Birthday Paradox

The Birthday Paradox, also known as the Birthday Problem, is a counterintuitive and interesting probability puzzle. It is not a true paradox in the sense of a logical contradiction, but it goes against our intuitive understanding of probability.

The Birthday Paradox can be explained as follows:

• 1. Imagine you are in a room with a group of people. The paradox centers around the probability of two or more people in the group sharing the same birthday. To most people, it might seem that you would need a large group of people for this to be likely, but the paradox shows that the probability is much higher than expected, even with a relatively small number of individuals.
• 2. The paradox arises from the fact that there are many possible pairs of people in the group, and for each pair, there's a small probability that they share the same birthday. However, as the group size increases, the number of pairs grows rapidly, and so does the likelihood of at least one of those pairs having the same birthday.
• 3. To calculate the probability, you can use the complementary approach. Instead of calculating the probability that at least two people share a birthday directly, you calculate the probability that no one shares a birthday, and then subtract that from 1 (the total probability).

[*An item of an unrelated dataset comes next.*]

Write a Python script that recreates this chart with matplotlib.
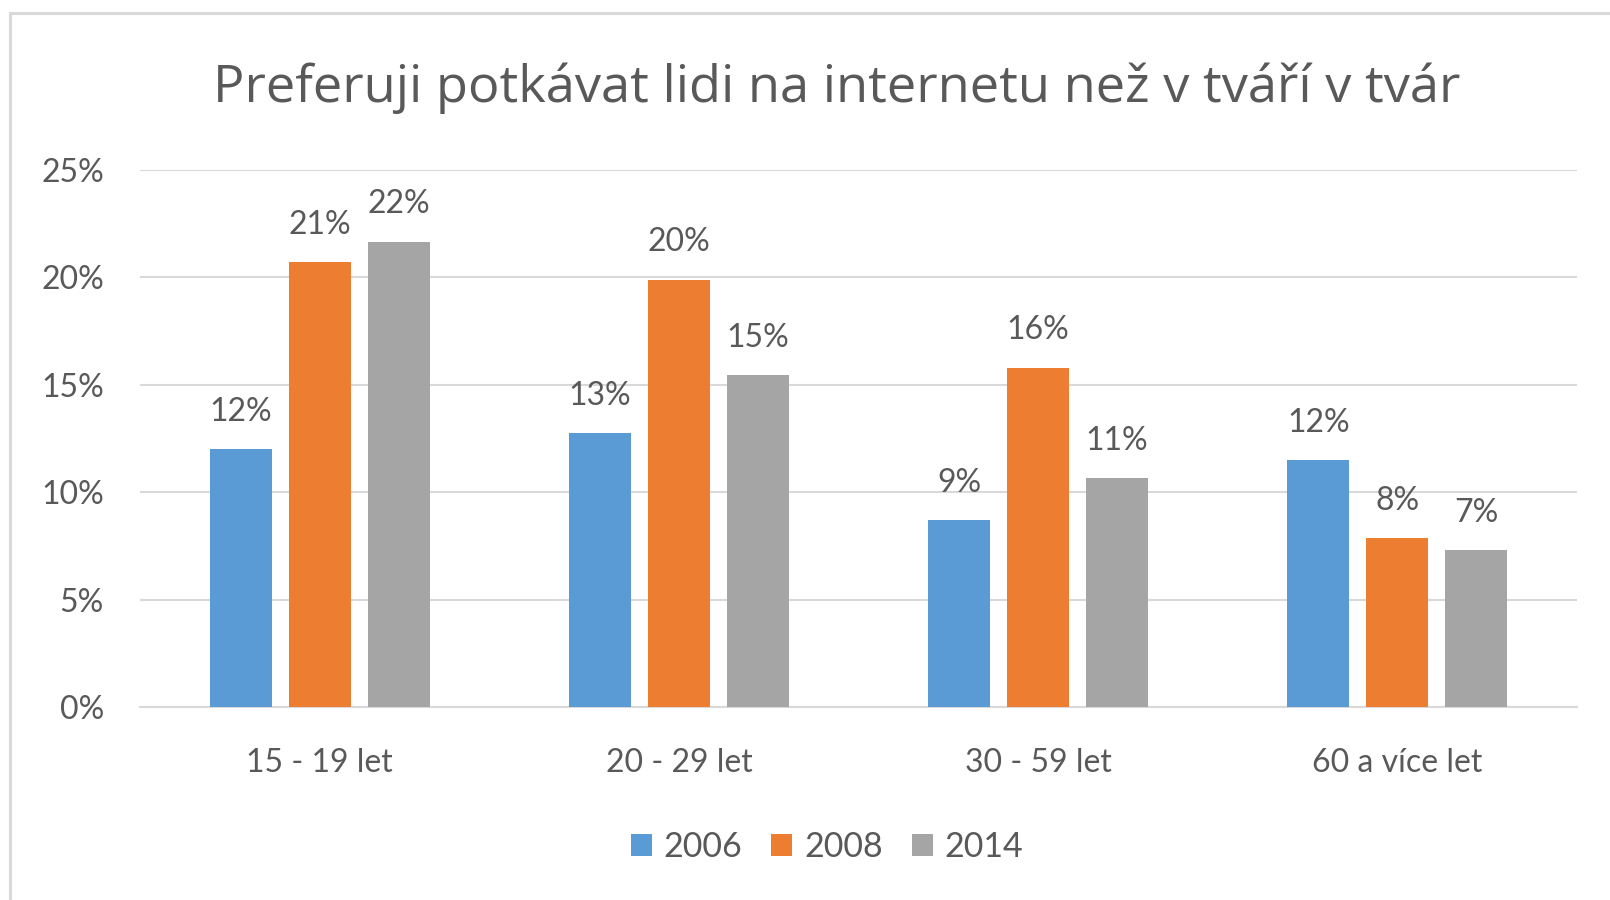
import matplotlib
matplotlib.use("Agg")
import matplotlib.pyplot as plt
import numpy as np
from matplotlib.patches import Rectangle, Patch

plt.rcParams['font.family'] = ['Lato', 'DejaVu Sans']

categories = ["15 - 19 let", "20 - 29 let", "30 - 59 let", "60 a více let"]
series_names = ["2006", "2008", "2014"]
values_2006 = [12.0, 12.75, 8.7, 11.5]
values_2008 = [20.7, 19.9, 15.8, 7.85]
values_2014 = [21.65, 15.45, 10.65, 7.3]
yticks = [0, 5, 10, 15, 20, 25]
title = "Preferuji potkávat lidi na internetu než v tváří v tvár"

colors = ["#5B9BD5", "#ED7D31", "#A5A5A5"]
text_color = "#595959"
grid_color = "#D9D9D9"

W, H = 1610, 900
fig = plt.figure(figsize=(W / 100, H / 100), dpi=100)
fig.patch.set_facecolor("white")

# chart frame (cropped: only top & left visible)
fig.patches.append(Rectangle((10 / W, -0.5), 2.0, 1 - 13 / H + 0.5,
                             transform=fig.transFigure, fill=False,
                             edgecolor=grid_color, linewidth=2.2, zorder=0))

ax = fig.add_axes([140 / W, 1 - 707 / H, (1577 - 140) / W, (707 - 170) / H])

x = np.arange(len(categories))
bw = 0.173
step = 0.22
all_series = [values_2006, values_2008, values_2014]
for i, (vals, c, name) in enumerate(zip(all_series, colors, series_names)):
    pos = x + (i - 1) * step
    ax.bar(pos, vals, width=bw, color=c, label=name, zorder=3)
    for xp, v in zip(pos, vals):
        ax.annotate(f"{round(v):d}%", xy=(xp, v), xytext=(0, 20.5),
                    textcoords="offset points", ha="center", va="baseline",
                    fontsize=23, color=text_color, annotation_clip=False)

ax.set_xlim(-0.5, len(categories) - 0.5)
ax.set_ylim(0, 25)
ax.set_yticks(yticks)
ax.set_yticklabels([f"{t}%" for t in yticks])
ax.set_xticks(x)
ax.set_xticklabels(categories)
ax.yaxis.grid(True, color=grid_color, linewidth=1.5, zorder=0)
ax.set_axisbelow(True)
for s in ["top", "right", "left"]:
    ax.spines[s].set_visible(False)
ax.spines["bottom"].set_color(grid_color)
ax.spines["bottom"].set_linewidth(1.5)
ax.tick_params(axis="both", length=0, labelsize=23, labelcolor=text_color)
ax.tick_params(axis="y", pad=26)
ax.tick_params(axis="x", pad=29.5)

fig.text(837 / W, 1 - 101.7 / H, title, ha="center", va="baseline",
         fontsize=37.7, color=text_color, family=["Open Sans", "DejaVu Sans"])

handles = [Patch(facecolor=c, edgecolor="none") for c in colors]
fig.legend(handles, series_names, loc="center", bbox_to_anchor=(827 / W, 1 - 847 / H),
           ncol=3, frameon=False, fontsize=24.5, labelcolor=text_color,
           handlelength=0.62, handleheight=0.62, handletextpad=0.35,
           columnspacing=0.85)

fig.savefig("out.png", dpi=100, facecolor="white")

Let's break down the math:

• 1. Probability that the first person has any birthday is 1 (100%).
• 2. The probability that the second person does not share a birthday with the first person is 364/365 (assuming a non-leap year with 365 days).
• 3. The probability that the third person does not share a birthday with the first two is 363/365.
• 4. And so on, for each subsequent person.

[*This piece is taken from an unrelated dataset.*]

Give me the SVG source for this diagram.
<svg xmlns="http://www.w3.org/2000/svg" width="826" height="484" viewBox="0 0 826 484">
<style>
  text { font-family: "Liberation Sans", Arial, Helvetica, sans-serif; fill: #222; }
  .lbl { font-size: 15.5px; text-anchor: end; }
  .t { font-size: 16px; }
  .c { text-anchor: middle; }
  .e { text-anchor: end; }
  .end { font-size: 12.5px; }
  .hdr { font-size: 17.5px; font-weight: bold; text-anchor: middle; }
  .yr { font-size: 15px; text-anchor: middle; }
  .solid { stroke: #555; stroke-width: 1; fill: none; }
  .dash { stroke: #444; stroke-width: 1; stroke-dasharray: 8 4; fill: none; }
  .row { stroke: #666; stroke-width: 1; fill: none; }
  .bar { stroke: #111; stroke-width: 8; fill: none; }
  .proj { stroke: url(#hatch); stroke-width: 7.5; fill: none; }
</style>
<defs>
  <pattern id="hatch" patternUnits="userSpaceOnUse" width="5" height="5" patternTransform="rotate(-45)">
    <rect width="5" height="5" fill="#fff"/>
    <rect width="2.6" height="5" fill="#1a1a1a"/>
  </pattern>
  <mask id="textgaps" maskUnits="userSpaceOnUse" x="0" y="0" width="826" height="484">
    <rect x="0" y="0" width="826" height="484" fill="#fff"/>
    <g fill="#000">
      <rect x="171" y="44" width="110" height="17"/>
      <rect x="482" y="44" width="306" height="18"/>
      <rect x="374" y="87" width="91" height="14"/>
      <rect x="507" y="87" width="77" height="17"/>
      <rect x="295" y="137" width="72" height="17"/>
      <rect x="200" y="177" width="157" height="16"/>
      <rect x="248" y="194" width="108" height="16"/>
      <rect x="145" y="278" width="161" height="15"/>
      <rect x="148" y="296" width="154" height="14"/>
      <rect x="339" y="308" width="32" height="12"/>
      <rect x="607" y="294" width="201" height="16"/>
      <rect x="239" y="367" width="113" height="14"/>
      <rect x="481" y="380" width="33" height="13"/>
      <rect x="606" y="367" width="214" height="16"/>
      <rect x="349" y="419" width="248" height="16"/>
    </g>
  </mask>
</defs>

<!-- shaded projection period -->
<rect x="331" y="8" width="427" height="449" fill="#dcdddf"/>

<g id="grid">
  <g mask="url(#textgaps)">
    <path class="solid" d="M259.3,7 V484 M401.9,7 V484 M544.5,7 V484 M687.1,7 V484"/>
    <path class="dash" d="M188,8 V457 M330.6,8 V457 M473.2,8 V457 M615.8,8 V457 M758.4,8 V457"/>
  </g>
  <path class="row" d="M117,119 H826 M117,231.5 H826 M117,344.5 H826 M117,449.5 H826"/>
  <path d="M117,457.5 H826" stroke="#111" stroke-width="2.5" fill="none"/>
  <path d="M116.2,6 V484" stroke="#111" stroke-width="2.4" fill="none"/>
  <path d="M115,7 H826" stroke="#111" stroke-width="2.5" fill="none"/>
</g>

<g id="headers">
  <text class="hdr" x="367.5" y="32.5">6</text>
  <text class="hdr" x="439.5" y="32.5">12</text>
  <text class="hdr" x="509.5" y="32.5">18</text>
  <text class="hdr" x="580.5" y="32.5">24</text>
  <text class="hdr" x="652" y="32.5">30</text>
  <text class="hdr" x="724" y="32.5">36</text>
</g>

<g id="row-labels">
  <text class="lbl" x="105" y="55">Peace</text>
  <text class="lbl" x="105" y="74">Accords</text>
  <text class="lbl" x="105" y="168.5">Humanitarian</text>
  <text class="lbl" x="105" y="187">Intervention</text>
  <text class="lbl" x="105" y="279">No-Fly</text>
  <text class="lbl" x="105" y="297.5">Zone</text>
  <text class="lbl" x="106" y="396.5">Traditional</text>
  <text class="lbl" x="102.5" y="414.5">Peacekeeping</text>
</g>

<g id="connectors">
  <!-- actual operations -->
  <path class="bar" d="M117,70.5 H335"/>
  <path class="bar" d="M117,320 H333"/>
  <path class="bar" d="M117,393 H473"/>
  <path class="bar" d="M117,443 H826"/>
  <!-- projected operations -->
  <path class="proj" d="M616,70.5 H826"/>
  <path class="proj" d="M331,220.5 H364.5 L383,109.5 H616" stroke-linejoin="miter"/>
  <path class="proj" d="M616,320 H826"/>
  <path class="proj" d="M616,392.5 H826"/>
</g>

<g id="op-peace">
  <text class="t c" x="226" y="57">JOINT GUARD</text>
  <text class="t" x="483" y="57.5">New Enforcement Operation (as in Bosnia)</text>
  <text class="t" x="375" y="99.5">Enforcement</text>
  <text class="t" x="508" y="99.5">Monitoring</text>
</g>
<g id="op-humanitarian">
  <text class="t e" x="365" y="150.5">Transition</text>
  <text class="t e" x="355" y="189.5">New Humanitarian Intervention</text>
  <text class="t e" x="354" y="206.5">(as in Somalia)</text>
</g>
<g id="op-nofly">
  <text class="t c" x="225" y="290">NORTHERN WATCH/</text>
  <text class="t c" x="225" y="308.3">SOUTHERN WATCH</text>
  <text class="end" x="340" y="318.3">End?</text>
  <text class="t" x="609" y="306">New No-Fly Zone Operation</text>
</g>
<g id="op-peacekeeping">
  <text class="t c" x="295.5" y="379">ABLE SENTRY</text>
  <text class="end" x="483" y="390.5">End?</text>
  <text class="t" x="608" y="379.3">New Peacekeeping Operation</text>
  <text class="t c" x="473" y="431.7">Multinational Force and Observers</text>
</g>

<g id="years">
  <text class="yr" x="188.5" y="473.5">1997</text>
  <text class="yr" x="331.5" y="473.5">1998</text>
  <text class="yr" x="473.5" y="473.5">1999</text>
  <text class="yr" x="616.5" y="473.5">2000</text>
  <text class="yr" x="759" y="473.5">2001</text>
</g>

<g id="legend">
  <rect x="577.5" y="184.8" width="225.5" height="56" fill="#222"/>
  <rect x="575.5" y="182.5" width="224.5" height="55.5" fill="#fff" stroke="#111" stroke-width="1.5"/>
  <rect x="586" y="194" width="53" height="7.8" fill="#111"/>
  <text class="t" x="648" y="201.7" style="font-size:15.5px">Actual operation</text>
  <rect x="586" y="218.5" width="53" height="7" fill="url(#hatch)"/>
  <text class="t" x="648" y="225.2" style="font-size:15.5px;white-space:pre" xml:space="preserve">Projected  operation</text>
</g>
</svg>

Now, to find the probability that no one in the group shares a birthday, you multiply these probabilities together. If you have N people, the probability that none of them share a birthday is:

(365/365) * (364/365) * (363/365) * ... * (365 - n + 1)/365

To find the probability of at least one pair sharing a birthday, you subtract this probability from 1.

The paradox comes into play when you realize that with just 23 people in the room, the probability of at least one pair sharing a birthday is approximately 50%. With 50 people, it rises to about 97%. The probability increases rapidly as you add more people, which is counterintuitive to our expectations.

This phenomenon demonstrates how our intuition about probability can be misleading, and it has practical applications in fields like cryptography and statistics. It's important to understand the Birthday Paradox when dealing with problems involving probability and large groups of people.